- **Required work**
Write out the listing below without alteration, omitting its pictures.

-- Material provided start --

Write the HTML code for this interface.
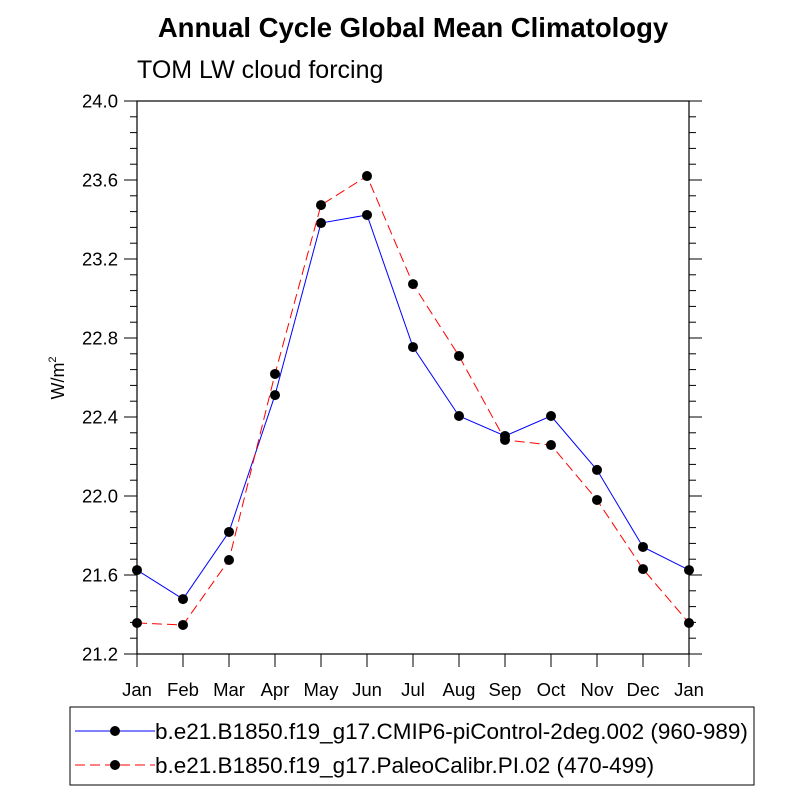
<!DOCTYPE html>
<html><head><meta charset="utf-8"><style>body{margin:0;background:#fff}svg{font-family:"Liberation Sans",sans-serif}</style></head>
<body>
<svg id="c" width="800" height="800">
<text x="413" y="37" text-anchor="middle" font-size="27.5" font-weight="bold">Annual Cycle Global Mean Climatology</text>
<text x="137" y="78" font-size="25">TOM LW cloud forcing</text>
<text transform="translate(64,378) rotate(-90)" text-anchor="middle" font-size="18">W/m<tspan dy="-8" font-size="11">2</tspan></text>
<rect x="137" y="101" width="552" height="553" fill="none" stroke="#000" stroke-width="1.2"/>
<g id="ax"></g><g id="series"></g>
<rect x="70" y="707" width="684" height="78" fill="none" stroke="#000" stroke-width="1"/>
<g>
<line x1="75" y1="731" x2="155" y2="731" stroke="#00f" stroke-width="1"/>
<circle cx="115" cy="731" r="5" fill="#000"/>
<text x="155" y="739" font-size="22.5">b.e21.B1850.f19_g17.CMIP6-piControl-2deg.002 (960-989)</text></g>
<g>
<line x1="75" y1="765" x2="155" y2="765" stroke="#f00" stroke-width="1" stroke-dasharray="10,5"/>
<circle cx="115" cy="765" r="5" fill="#000"/>
<text x="155" y="773" font-size="22.5">b.e21.B1850.f19_g17.PaleoCalibr.PI.02 (470-499)</text></g>
</svg>
<script>
const months=["Jan","Feb","Mar","Apr","May","Jun","Jul","Aug","Sep","Oct","Nov","Dec","Jan"];
const controlVals=[21.625,21.478,21.818,22.511,23.382,23.423,22.754,22.405,22.304,22.405,22.132,21.742,21.625];
const paleoVals=[21.357,21.347,21.676,22.618,23.473,23.620,23.073,22.709,22.284,22.258,21.980,21.630,21.357];
const yTicks=["21.2","21.6","22.0","22.4","22.8","23.2","23.6","24.0"];
const NS="http://www.w3.org/2000/svg";
const x0=137,x1=689,y0=654,y1=101,ymin=21.2,ymax=24.0;
const xs=i=>x0+i*(x1-x0)/(months.length-1);
const ys=v=>y0-(v-ymin)/(ymax-ymin)*(y0-y1);
function mk(t,a,p){const e=document.createElementNS(NS,t);for(const k in a)e.setAttribute(k,a[k]);p.appendChild(e);return e;}
const ax=document.getElementById('ax');
for(let k=0;k<=35;k++){const v=ymin+k*0.08,y=ys(v),L=k%5===0?13:7;
 let t=mk('line',{x1:x0-L,y1:y,x2:x0,y2:y,stroke:'#000'},ax);
 
 
 let r=mk('line',{x1:x1,y1:y,x2:x1+L,y2:y,stroke:'#000'},ax);
 
 }
yTicks.forEach(s=>{const t=mk('text',{x:x0-19,y:ys(+s)+6.5,'text-anchor':'end','font-size':'18.5'},ax);t.textContent=s;
 
 });
months.forEach((m,i)=>{const x=xs(i);
 let t=mk('line',{x1:x,y1:y0,x2:x,y2:y0+13,stroke:'#000'},ax);
 
 
 let l=mk('text',{x:x,y:y0+42,'text-anchor':'middle','font-size':'18.5'},ax);l.textContent=m;
 
 });
const sg=document.getElementById('series');
function draw(vals,col,dash,name){
 const p=mk('polyline',{points:vals.map((v,i)=>xs(i)+','+ys(v)).join(' '),fill:'none',stroke:col,'stroke-width':1,'stroke-dasharray':dash},sg);
 
 
 vals.forEach((v,i)=>{const c=mk('circle',{cx:xs(i),cy:ys(v),r:5,fill:'#000'},sg);
  
  });
}
draw(controlVals,'#00f','none','control');
draw(paleoVals,'#f00','10,5','paleo');
</script>
</body></html>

-- Material provided end --

- **Solution for this exercise**
Write the HTML code for this interface.
<!DOCTYPE html>
<html><head><meta charset="utf-8"><style>body{margin:0;background:#fff}svg{font-family:"Liberation Sans",sans-serif}</style></head>
<body>
<svg id="c" width="800" height="800">
<text x="413" y="37" text-anchor="middle" font-size="27.5" font-weight="bold">Annual Cycle Global Mean Climatology</text>
<text x="137" y="78" font-size="25">TOM LW cloud forcing</text>
<text transform="translate(64,378) rotate(-90)" text-anchor="middle" font-size="18">W/m<tspan dy="-8" font-size="11">2</tspan></text>
<rect x="137" y="101" width="552" height="553" fill="none" stroke="#000" stroke-width="1.2"/>
<g id="ax"></g><g id="series"></g>
<rect x="70" y="707" width="684" height="78" fill="none" stroke="#000" stroke-width="1"/>
<g>
<line x1="75" y1="731" x2="155" y2="731" stroke="#00f" stroke-width="1"/>
<circle cx="115" cy="731" r="5" fill="#000"/>
<text x="155" y="739" font-size="22.5">b.e21.B1850.f19_g17.CMIP6-piControl-2deg.002 (960-989)</text></g>
<g>
<line x1="75" y1="765" x2="155" y2="765" stroke="#f00" stroke-width="1" stroke-dasharray="10,5"/>
<circle cx="115" cy="765" r="5" fill="#000"/>
<text x="155" y="773" font-size="22.5">b.e21.B1850.f19_g17.PaleoCalibr.PI.02 (470-499)</text></g>
</svg>
<script>
const months=["Jan","Feb","Mar","Apr","May","Jun","Jul","Aug","Sep","Oct","Nov","Dec","Jan"];
const controlVals=[21.625,21.478,21.818,22.511,23.382,23.423,22.754,22.405,22.304,22.405,22.132,21.742,21.625];
const paleoVals=[21.357,21.347,21.676,22.618,23.473,23.620,23.073,22.709,22.284,22.258,21.980,21.630,21.357];
const yTicks=["21.2","21.6","22.0","22.4","22.8","23.2","23.6","24.0"];
const NS="http://www.w3.org/2000/svg";
const x0=137,x1=689,y0=654,y1=101,ymin=21.2,ymax=24.0;
const xs=i=>x0+i*(x1-x0)/(months.length-1);
const ys=v=>y0-(v-ymin)/(ymax-ymin)*(y0-y1);
function mk(t,a,p){const e=document.createElementNS(NS,t);for(const k in a)e.setAttribute(k,a[k]);p.appendChild(e);return e;}
const ax=document.getElementById('ax');
for(let k=0;k<=35;k++){const v=ymin+k*0.08,y=ys(v),L=k%5===0?13:7;
 let t=mk('line',{x1:x0-L,y1:y,x2:x0,y2:y,stroke:'#000'},ax);
 
 
 let r=mk('line',{x1:x1,y1:y,x2:x1+L,y2:y,stroke:'#000'},ax);
 
 }
yTicks.forEach(s=>{const t=mk('text',{x:x0-19,y:ys(+s)+6.5,'text-anchor':'end','font-size':'18.5'},ax);t.textContent=s;
 
 });
months.forEach((m,i)=>{const x=xs(i);
 let t=mk('line',{x1:x,y1:y0,x2:x,y2:y0+13,stroke:'#000'},ax);
 
 
 let l=mk('text',{x:x,y:y0+42,'text-anchor':'middle','font-size':'18.5'},ax);l.textContent=m;
 
 });
const sg=document.getElementById('series');
function draw(vals,col,dash,name){
 const p=mk('polyline',{points:vals.map((v,i)=>xs(i)+','+ys(v)).join(' '),fill:'none',stroke:col,'stroke-width':1,'stroke-dasharray':dash},sg);
 
 
 vals.forEach((v,i)=>{const c=mk('circle',{cx:xs(i),cy:ys(v),r:5,fill:'#000'},sg);
  
  });
}
draw(controlVals,'#00f','none','control');
draw(paleoVals,'#f00','10,5','paleo');
</script>
</body></html>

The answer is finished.